• _Task prompt_:
Repeat all of the material below exactly as written, images excluded.

• _Collected material_:
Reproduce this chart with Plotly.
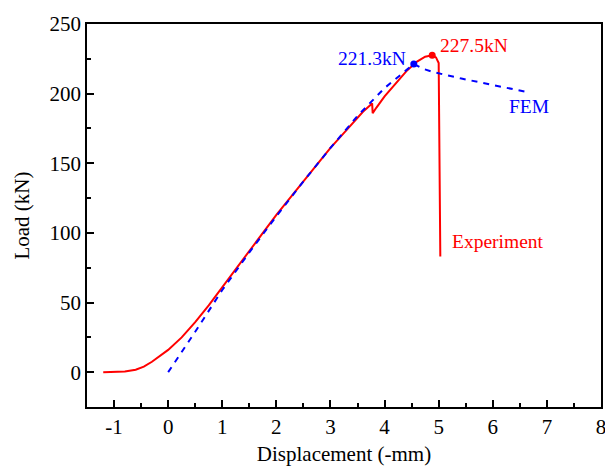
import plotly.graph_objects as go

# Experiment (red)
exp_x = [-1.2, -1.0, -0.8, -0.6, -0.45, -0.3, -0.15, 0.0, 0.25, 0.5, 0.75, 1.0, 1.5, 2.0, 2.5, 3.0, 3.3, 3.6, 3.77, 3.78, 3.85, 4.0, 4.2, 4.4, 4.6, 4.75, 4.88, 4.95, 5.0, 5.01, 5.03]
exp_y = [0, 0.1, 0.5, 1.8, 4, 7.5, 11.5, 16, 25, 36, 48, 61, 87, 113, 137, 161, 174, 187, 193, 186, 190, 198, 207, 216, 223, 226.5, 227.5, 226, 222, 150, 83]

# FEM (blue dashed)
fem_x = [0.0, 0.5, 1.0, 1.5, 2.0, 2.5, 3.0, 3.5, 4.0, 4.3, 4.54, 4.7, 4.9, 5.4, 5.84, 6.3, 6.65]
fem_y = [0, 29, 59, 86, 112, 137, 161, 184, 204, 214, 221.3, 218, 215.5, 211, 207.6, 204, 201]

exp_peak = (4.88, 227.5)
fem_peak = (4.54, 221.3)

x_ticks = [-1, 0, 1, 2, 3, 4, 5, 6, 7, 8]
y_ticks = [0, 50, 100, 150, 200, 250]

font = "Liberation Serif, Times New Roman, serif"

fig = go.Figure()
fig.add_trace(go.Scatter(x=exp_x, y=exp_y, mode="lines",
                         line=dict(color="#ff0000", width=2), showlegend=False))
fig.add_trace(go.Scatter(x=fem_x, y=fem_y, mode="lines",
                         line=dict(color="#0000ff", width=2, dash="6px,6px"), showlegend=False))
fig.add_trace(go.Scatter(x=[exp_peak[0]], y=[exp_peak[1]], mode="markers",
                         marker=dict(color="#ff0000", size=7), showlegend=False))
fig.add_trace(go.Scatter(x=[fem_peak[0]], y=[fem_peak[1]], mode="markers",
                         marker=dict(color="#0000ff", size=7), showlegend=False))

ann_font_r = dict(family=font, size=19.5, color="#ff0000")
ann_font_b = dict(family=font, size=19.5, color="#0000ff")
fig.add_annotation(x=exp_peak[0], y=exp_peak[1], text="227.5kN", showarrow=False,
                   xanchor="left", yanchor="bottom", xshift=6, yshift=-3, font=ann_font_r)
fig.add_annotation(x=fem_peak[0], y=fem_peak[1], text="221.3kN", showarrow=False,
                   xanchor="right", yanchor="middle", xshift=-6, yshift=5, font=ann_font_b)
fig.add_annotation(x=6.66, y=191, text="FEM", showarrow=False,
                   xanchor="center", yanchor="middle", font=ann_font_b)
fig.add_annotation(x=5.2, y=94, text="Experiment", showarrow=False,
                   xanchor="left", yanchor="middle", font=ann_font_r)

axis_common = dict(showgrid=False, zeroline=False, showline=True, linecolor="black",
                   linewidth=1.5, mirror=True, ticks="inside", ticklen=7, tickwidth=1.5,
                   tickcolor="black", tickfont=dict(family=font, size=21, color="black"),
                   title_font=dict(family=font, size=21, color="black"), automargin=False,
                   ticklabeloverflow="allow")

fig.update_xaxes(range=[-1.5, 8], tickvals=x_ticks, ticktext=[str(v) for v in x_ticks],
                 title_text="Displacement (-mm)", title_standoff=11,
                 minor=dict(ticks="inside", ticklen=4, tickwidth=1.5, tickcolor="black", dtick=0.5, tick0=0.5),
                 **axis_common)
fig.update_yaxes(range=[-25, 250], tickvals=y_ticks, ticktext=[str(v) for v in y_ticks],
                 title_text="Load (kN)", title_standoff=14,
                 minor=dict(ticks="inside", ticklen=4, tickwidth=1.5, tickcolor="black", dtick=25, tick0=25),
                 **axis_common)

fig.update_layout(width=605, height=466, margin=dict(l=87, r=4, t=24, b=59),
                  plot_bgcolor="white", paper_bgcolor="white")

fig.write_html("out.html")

• _Exercise result_:
Reproduce this chart with Plotly.
import plotly.graph_objects as go

# Experiment (red)
exp_x = [-1.2, -1.0, -0.8, -0.6, -0.45, -0.3, -0.15, 0.0, 0.25, 0.5, 0.75, 1.0, 1.5, 2.0, 2.5, 3.0, 3.3, 3.6, 3.77, 3.78, 3.85, 4.0, 4.2, 4.4, 4.6, 4.75, 4.88, 4.95, 5.0, 5.01, 5.03]
exp_y = [0, 0.1, 0.5, 1.8, 4, 7.5, 11.5, 16, 25, 36, 48, 61, 87, 113, 137, 161, 174, 187, 193, 186, 190, 198, 207, 216, 223, 226.5, 227.5, 226, 222, 150, 83]

# FEM (blue dashed)
fem_x = [0.0, 0.5, 1.0, 1.5, 2.0, 2.5, 3.0, 3.5, 4.0, 4.3, 4.54, 4.7, 4.9, 5.4, 5.84, 6.3, 6.65]
fem_y = [0, 29, 59, 86, 112, 137, 161, 184, 204, 214, 221.3, 218, 215.5, 211, 207.6, 204, 201]

exp_peak = (4.88, 227.5)
fem_peak = (4.54, 221.3)

x_ticks = [-1, 0, 1, 2, 3, 4, 5, 6, 7, 8]
y_ticks = [0, 50, 100, 150, 200, 250]

font = "Liberation Serif, Times New Roman, serif"

fig = go.Figure()
fig.add_trace(go.Scatter(x=exp_x, y=exp_y, mode="lines",
                         line=dict(color="#ff0000", width=2), showlegend=False))
fig.add_trace(go.Scatter(x=fem_x, y=fem_y, mode="lines",
                         line=dict(color="#0000ff", width=2, dash="6px,6px"), showlegend=False))
fig.add_trace(go.Scatter(x=[exp_peak[0]], y=[exp_peak[1]], mode="markers",
                         marker=dict(color="#ff0000", size=7), showlegend=False))
fig.add_trace(go.Scatter(x=[fem_peak[0]], y=[fem_peak[1]], mode="markers",
                         marker=dict(color="#0000ff", size=7), showlegend=False))

ann_font_r = dict(family=font, size=19.5, color="#ff0000")
ann_font_b = dict(family=font, size=19.5, color="#0000ff")
fig.add_annotation(x=exp_peak[0], y=exp_peak[1], text="227.5kN", showarrow=False,
                   xanchor="left", yanchor="bottom", xshift=6, yshift=-3, font=ann_font_r)
fig.add_annotation(x=fem_peak[0], y=fem_peak[1], text="221.3kN", showarrow=False,
                   xanchor="right", yanchor="middle", xshift=-6, yshift=5, font=ann_font_b)
fig.add_annotation(x=6.66, y=191, text="FEM", showarrow=False,
                   xanchor="center", yanchor="middle", font=ann_font_b)
fig.add_annotation(x=5.2, y=94, text="Experiment", showarrow=False,
                   xanchor="left", yanchor="middle", font=ann_font_r)

axis_common = dict(showgrid=False, zeroline=False, showline=True, linecolor="black",
                   linewidth=1.5, mirror=True, ticks="inside", ticklen=7, tickwidth=1.5,
                   tickcolor="black", tickfont=dict(family=font, size=21, color="black"),
                   title_font=dict(family=font, size=21, color="black"), automargin=False,
                   ticklabeloverflow="allow")

fig.update_xaxes(range=[-1.5, 8], tickvals=x_ticks, ticktext=[str(v) for v in x_ticks],
                 title_text="Displacement (-mm)", title_standoff=11,
                 minor=dict(ticks="inside", ticklen=4, tickwidth=1.5, tickcolor="black", dtick=0.5, tick0=0.5),
                 **axis_common)
fig.update_yaxes(range=[-25, 250], tickvals=y_ticks, ticktext=[str(v) for v in y_ticks],
                 title_text="Load (kN)", title_standoff=14,
                 minor=dict(ticks="inside", ticklen=4, tickwidth=1.5, tickcolor="black", dtick=25, tick0=25),
                 **axis_common)

fig.update_layout(width=605, height=466, margin=dict(l=87, r=4, t=24, b=59),
                  plot_bgcolor="white", paper_bgcolor="white")

fig.write_html("out.html")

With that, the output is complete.